From the Archive: Crooked Fingers (2005)

Twenty-one years ago to this day, Crooked Fingers played a show at the long-gone and sorely missed Richard’s on Richards in Vancouver. A few days before that, I had the opportunity to interview Eric Bachmann about his project’s latest album, Dignity and Shame.

Crooked Fingers singer wants to move somebody

(This article originally appeared in the Georgia Straight.)

Depending on whose opinion you choose to heed, the latest Crooked Fingers record, Dignity and Shame, is either veteran tunesmith Eric Bachmann’s masterpiece or a serious misstep. Reviews in SPIN and Billboard have pegged the disc as the finest entry to date in the band’s catalogue, but Pitchfork’s Marc Hogan was less charitable. Comparing the album’s relatively lighter selections with past triumphs such as “New Drink for the Old Drunk” and “Angelina”, Hogan opined that “At a bar, those tracks would be ordering whiskey shot-for-shot with W.C. Fields while most of Dignity and Shame was in the bathroom spewing its second sangria.”

Bachmann isn’t particularly interested in what Hogan and his ilk have to say. You won’t catch the former Archers of Loaf frontman visiting Pitchfork, or any other music sites, in search of his own name. “It doesn’t seem beneficial to go places on-line that are discussing your reputation,” the Seattle-based musician says, reached at a tour stop in Philadelphia. “It just doesn’t do me any good. It makes me feel self- conscious and weird. I always feel like it’s not my business what anybody thinks of me. I just feel like if I read that stuff it gives me a bad energy or makes me overly self-aware. I have more fun when I don’t know that stuff’s going on.”

The album that’s dividing the critics is Crooked Fingers’ fourth, and it is certainly the most diverse effort yet from Bachmann and his rotating cast of coconspirators. Dignity and Shame opens with “Islero”, a flamenco-flavoured instrumental, and returns to Spain for the matador anthem “Andalucia”. Throughout the disc, Bachmann introduces a parade of memorable characters—the usual assortment of jaded girls, drunken wastrels, and heartbroken lovers—and works in a number of musical styles, from weepy country (“Sleep All Summer”) to piano balladry (“Dignity and Shame”).
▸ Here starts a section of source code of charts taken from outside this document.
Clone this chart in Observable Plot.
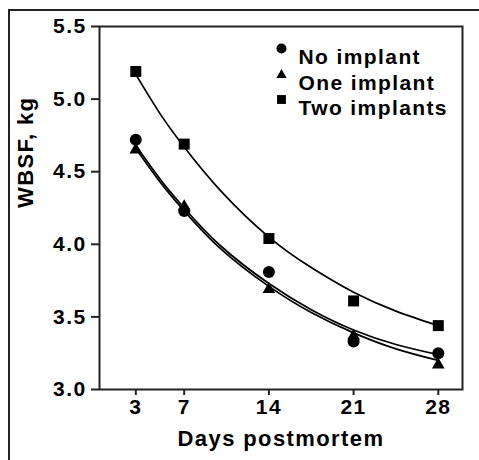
<!DOCTYPE html>
<html>
<head>
<meta charset="utf-8">
<script src="https://cdn.jsdelivr.net/npm/d3@7"></script>
<script src="https://cdn.jsdelivr.net/npm/@observablehq/plot@0.6"></script>
<style>
  html, body { margin: 0; padding: 0; background: #fff; }
  #wrap { position: relative; width: 479px; height: 460px; overflow: hidden; }
  #border { position: absolute; left: 8px; top: 9px; right: -10px; bottom: -10px;
            border-left: 2px solid #222; border-top: 2px solid #222; pointer-events: none; }
</style>
</head>
<body>
<div id="wrap"><div id="border"></div></div>
<script>
// Observed means
const days = [3, 7, 14, 21, 28];
const noImplant = [4.72, 4.23, 3.81, 3.33, 3.25];
const oneImplant = [4.65, 4.26, 3.69, 3.37, 3.17];
const twoImplants = [5.19, 4.69, 4.04, 3.61, 3.44];

// Fitted curves
const fitDays = [3, 5, 7, 10, 14, 17.5, 21, 24.5, 28];
const noImplantFit = [4.68, 4.45, 4.25, 3.99, 3.73, 3.55, 3.41, 3.31, 3.24];
const oneImplantFit = [4.66, 4.43, 4.23, 3.97, 3.71, 3.53, 3.39, 3.28, 3.20];
const twoImplantsFit = [5.17, 4.90, 4.67, 4.37, 4.05, 3.84, 3.67, 3.54, 3.44];

const seriesNames = ["No implant", "One implant", "Two implants"];
const yTicks = [3.0, 3.5, 4.0, 4.5, 5.0, 5.5];
const xTicks = [3, 7, 14, 21, 28];
const xLabel = "Days postmortem";
const yLabel = "WBSF, kg";

const values = [noImplant, oneImplant, twoImplants];
const fits = [noImplantFit, oneImplantFit, twoImplantsFit];
const symbols = ["circle", "triangle", "square"];
const radii = [6, 4.7, 6.2];
const legendRadii = [5, 3.8, 5];

const fitRows = fits.flatMap((f, s) => f.map((v, i) => ({series: seriesNames[s], day: fitDays[i], wbsf: v})));

const drawOrder = [1, 0, 2];
const dotMarks = drawOrder.map(s =>
  Plot.dot(values[s].map((v, i) => ({day: days[i], wbsf: v})),
    {x: "day", y: "wbsf", symbol: symbols[s], r: radii[s], fill: "#000", stroke: "none"}));

const legendMarks = seriesNames.flatMap((name, s) => [
  Plot.dot([name], {frameAnchor: "top-left", dx: 182, dy: 22 + s * 25.5 + (s === 1 ? 1 : 0), symbol: symbols[s], r: legendRadii[s], fill: "#000"}),
  Plot.text([name], {frameAnchor: "top-left", dx: 199, dy: 23 + s * 25.5, text: d => d, textAnchor: "start", fontSize: 21, letterSpacing: "1.3px"})
]);

const chart = Plot.plot({
  width: 479,
  height: 460,
  marginLeft: 99,
  marginRight: 17,
  marginTop: 26,
  marginBottom: 71,
  x: {domain: [0, 30]},
  y: {domain: [3, 5.5]},
  style: {fontFamily: "'Liberation Sans', Arial, sans-serif", fontWeight: "bold", fontSize: "21px", letterSpacing: "1.4px", color: "#000", background: "transparent"},
  marks: [
    Plot.line(fitRows, {x: "day", y: "wbsf", z: "series", curve: "natural", stroke: "#000", strokeWidth: 1.7}),
    ...dotMarks,
    Plot.frame({stroke: "#222", strokeWidth: 2}),
    Plot.axisY({ticks: yTicks, tickFormat: d3.format(".1f"), tickSize: 8, tickPadding: 5, label: null, stroke: "#222", strokeWidth: 2}),
    Plot.axisX({ticks: xTicks, tickSize: 6, tickPadding: 4, label: null, stroke: "#222", strokeWidth: 2}),
    Plot.text([yLabel], {frameAnchor: "left", rotate: -90, dx: -74, text: d => d, fontSize: 22}),
    Plot.text([xLabel], {frameAnchor: "bottom", dy: 56, text: d => d, fontSize: 22}),
    ...legendMarks
  ]
});
document.getElementById("wrap").prepend(chart);
</script>
</body>
</html>
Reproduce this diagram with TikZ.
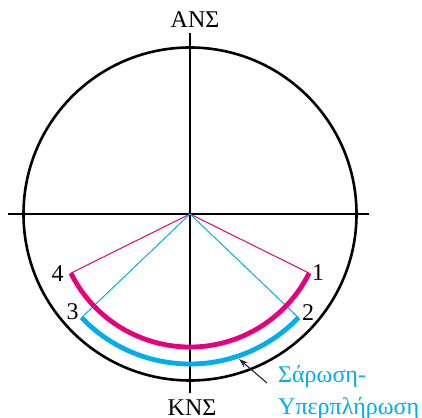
\documentclass[tikz,border=0pt]{standalone}
\usepackage{fontspec}
\setmainfont{Liberation Serif}
\usetikzlibrary{arrows.meta,calc}
\definecolor{mag}{RGB}{230,0,126}
\definecolor{cyanb}{RGB}{0,174,239}
\begin{document}
\begin{tikzpicture}[x=1pt,y=1pt,
  lbl/.style={font=\fontsize{24}{28.8}\selectfont, inner sep=0pt},
  axis/.style={line width=1.3pt, black},
  ray/.style={line width=1pt},
  band/.style={line width=4.8pt},
  note/.style={-{Stealth[length=9pt,width=6pt]}, line width=1.1pt, black!85}]
\useasboundingbox (0,0) rectangle (422,417);
\coordinate (C) at (190,203);
\draw[line width=2.6pt] (C) circle[radius=166.5];
\coordinate (L) at (8,203);
\coordinate (R) at (369,203);
\coordinate (T) at (190,384);
\coordinate (B) at (190,24);
\draw[axis] (L) -- (R);
\draw[axis] (T) -- (B);
% points
\coordinate (P1) at ($(C)+(-26.4:133)$);
\coordinate (P4) at ($(C)+(206.4:133)$);
\coordinate (P2) at ($(C)+(-43.7:150)$);
\coordinate (P3) at ($(C)+(223.7:150)$);
\draw[ray, mag] (P4) -- (C) -- (P1);
\draw[ray, cyanb] (P3) -- (C) -- (P2);
\draw[band, mag] (P4) arc[start angle=206.4, end angle=333.6, radius=133];
\draw[band, cyanb] (P3) arc[start angle=223.7, end angle=316.3, radius=150];
\node[lbl] (n1) at (318,144.5) {1};
\node[lbl] (n2) at (308,104) {2};
\node[lbl] (n3) at (72.5,105.5) {3};
\node[lbl] (n4) at (57.5,143.5) {4};
\node[lbl, anchor=base] (ans) at (195,389) {ΑΝΣ};
\node[lbl, anchor=base] (kns) at (192,1.5) {ΚΝΣ};
\node[lbl, anchor=base west, text=cyanb] (s1) at (278,34.3) {Σάρωση-};
\node[lbl, anchor=base west, text=cyanb] (s2) at (278,3) {Υπερπλήρωση};
\coordinate (at) at (267,34);
\coordinate (ah) at (239,58);
\draw[note] (at) -- (ah);
\end{tikzpicture}
\end{document}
Most surprising are those numbers that boast a hitherto unexplored accessibility, especially the radio-ready “Twilight Creeps” and “Call to Love”, on which Bachmann’s creaky voice is joined by that of the dulcet-toned Lara Meyerratken.

Bachmann won’t go so far as to admit that he’s making a bid for mainstream acceptance. “Nothing I do musically is on purpose,” he insists, but he does acknowledge that he has given more thought lately to communicating with people. Before, he claims, he took the same attitude toward potential listeners that he takes to music critics: he didn’t spend much time pondering how they might respond to his work. “Now I almost feel that it should be some sort of service,” he says. “Not in an arrogant way or a self-important way, but just like, ‘Well, gee, if I write this song and somebody gets something out of it, that’s pretty great,’ you know? I would love to move somebody in the way that Roberta Flack’s First Take moved me or a Townes Van Zandt song moves me or a Leonard Cohen song moves me. I’d love to do that. I’m not saying I can or I have done that, but I sure do want to try. That to me is the most rewarding thing.”